Le bilan est lourd, très lourd. Des attaques chimiques massives ont fait au moins 75 morts par suffocation et 400 victimes à cause, selon toute vraisemblance, d'un bombardement au gaz toxique largué mardi matin à 6h50 dans le village de Khan Sheikhoun au sud de la région d'Idlib (Syrie).
Et le calvaire des Syriens ne s'est pas arrêté là. Le centre des casques blancs de Khan Sheikhoun, ainsi que l’hôpital Al-Rahme ont aussi été touchés par une attaque chimique. Alors que les condamnations se multiplient dans la communauté internationale, les médecins font entendre également leur révolte.
Une routine infernale
C'est le cas par exemple de ceux de l'Union des Organisations de Secours et Soins Médicaux (UOSSM) qui, dans un communiqué, rappellent que cette nouvelle attaque ne vient que confirmer une situation dramatique.
Dans leur rapport Syrian hospitals surveillance study publié récemment, ces praticiens indiquaient que 107 hôpitaux au Nord et au Sud de la Syrie ont été atteints par des frappes aériennes au moins une fois depuis 2016 – certains jusqu’à 25 fois. Contacté par Pourquoidocteur, le Dr Raphaël Pitti, médecin urgentiste spécialisé en médecine de guerre, raconte l'attaque du 4 avril. Ce médecin de guerre a formé 8 000 personnels soignants syriens depuis 2012.

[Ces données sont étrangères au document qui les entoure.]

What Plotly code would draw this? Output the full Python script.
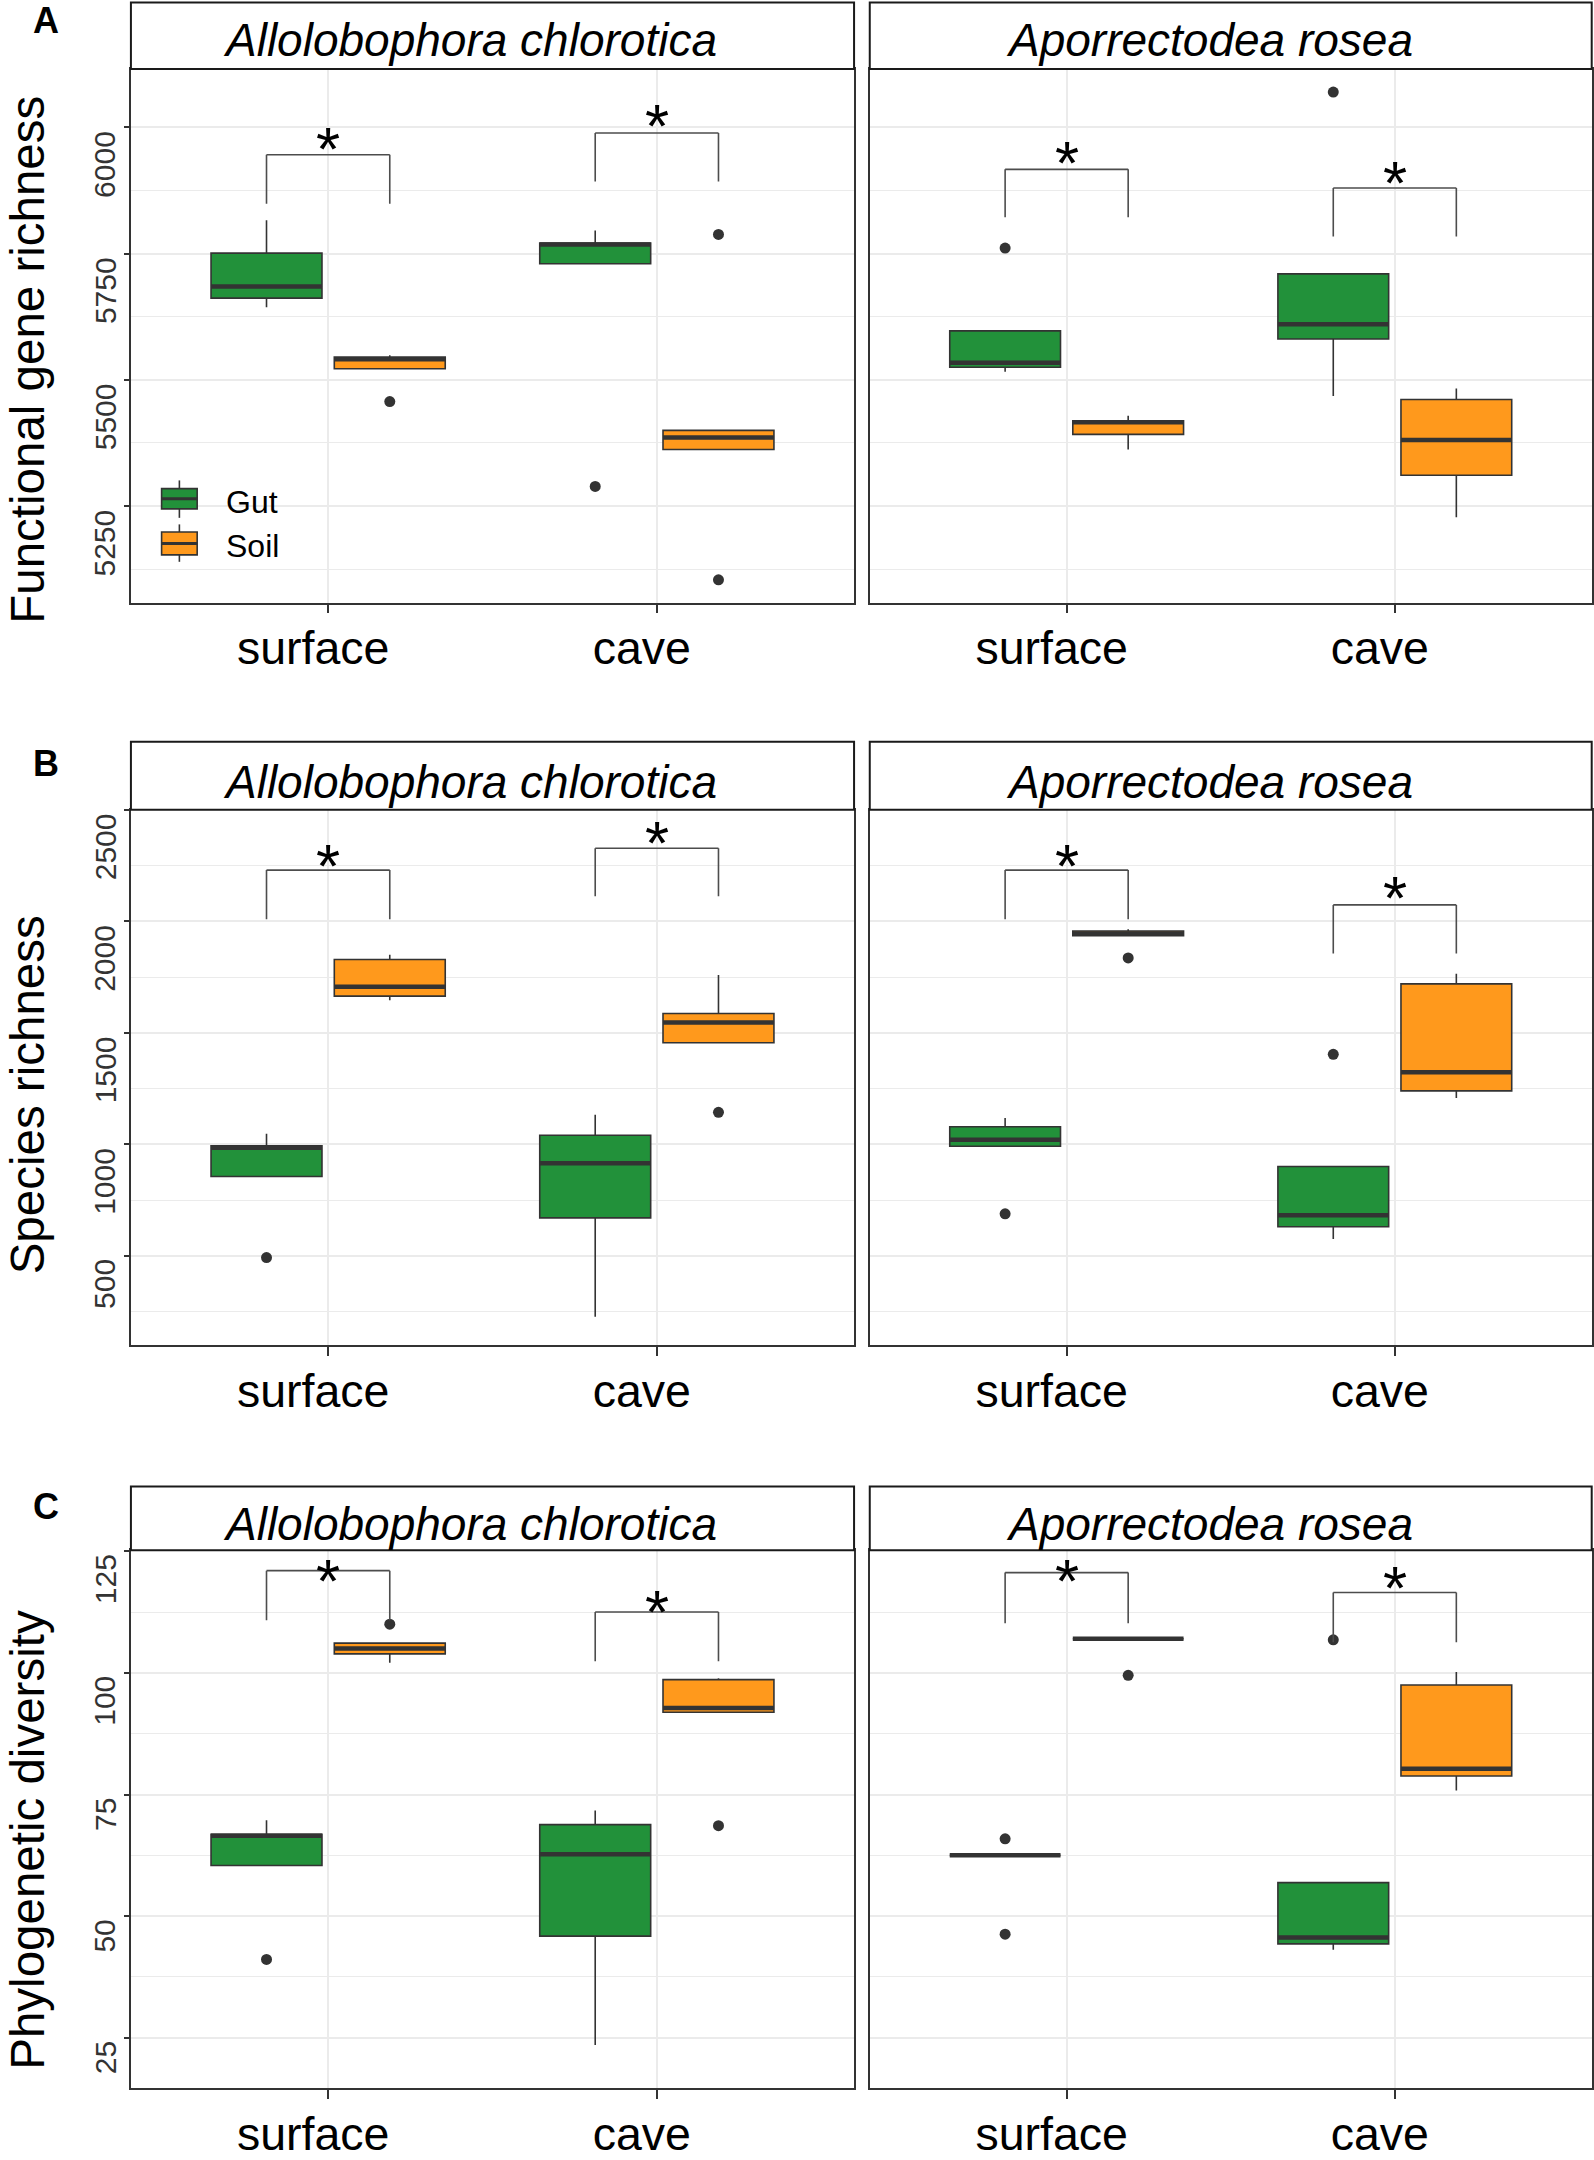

L'attaque chimique est-elle confirmée ?
Dr Raphaël Pitti : Notre réseau de personnels soignants sur place est très important. Lorsqu'on parle avec eux et que l'on regarde l'ensemble des vidéos, nous avons tous les signes cliniques d'une intoxication par un organophosphoré, et en particulier le gaz sarin (GB). Les symptômes sont essentiellement des pupilles rétractées et des troubles respiratoires associés à un encombrement majeur, avec des convulsions et des douleurs abdominales. Autant de caractéristiques d’une exposition à des agents neurotoxiques.
Pourquoi voit-on autant d'images d'enfants ?
Dr Raphaël Pitti : A cause du rapport entre la posologie toxique et les mensuration (poids/taille) des victimes, les enfants sont plus sévèrement touchés. Pour un adulte, on se retrouve autour d'1mg par kg de poids, alors que chez l'enfant on se situe entre à 0,3 et 0,5 par kg de poids. C'est pour cela que sur les 75 morts, il y 25 enfants.
Comment s'est déroulée la prise en charge ?
Dr Raphaël Pitti : Le problème, c'est que les personnels soignants ont été submergés par l'afflux de victimes. Elles sont encore aujourd'hui en nombre important. De surcroît, les personnes touchées n'ont pas toutes été décontaminées par une douche avant d'entrer dans l'hôpital. Et les personnels soignants n'ont pas eu assez de tenues de protection pour prendre en charge ces patients. Si bien que beaucoup ont été contaminés à leur tour de manière secondaire.
Enfin, il faut rappeler que les hôpitaux syriens manquent de tous. Ils n'ont pas suffisamment de moyens d'oxygénation, d'incubation de ventilation, ainsi que les drogues que l'on utilise comme antidote (atropine, valium...).
L'éthique médicale bafouée
Concernant la situation sanitaire globale en Syrie, le Dr Raphaël Pitti explique : "La guerre civile en Syrie est certainement la plus grand catastrophe humanitaire depuis la Seconde Guerre mondiale. L'ensemble du réseau sanitaire syrien a été complètement détruit. Beaucoup de médecins spécialistes ont fui le pays. Et très souvent dans les hôpitaux ne restent que les étudiants en médecine ainsi que du personnel soignant non qualifié. Tous tentent malgré le chaos de la situation d'apporter des soins.Notre éthique médicale en tant que médecin est reniée en Syrie. On tue le personnel soignant parce qu'il soigne des blessés. Je considère que s'attaquer à nous en tant que soignant est un véritable crime contre l'humanité".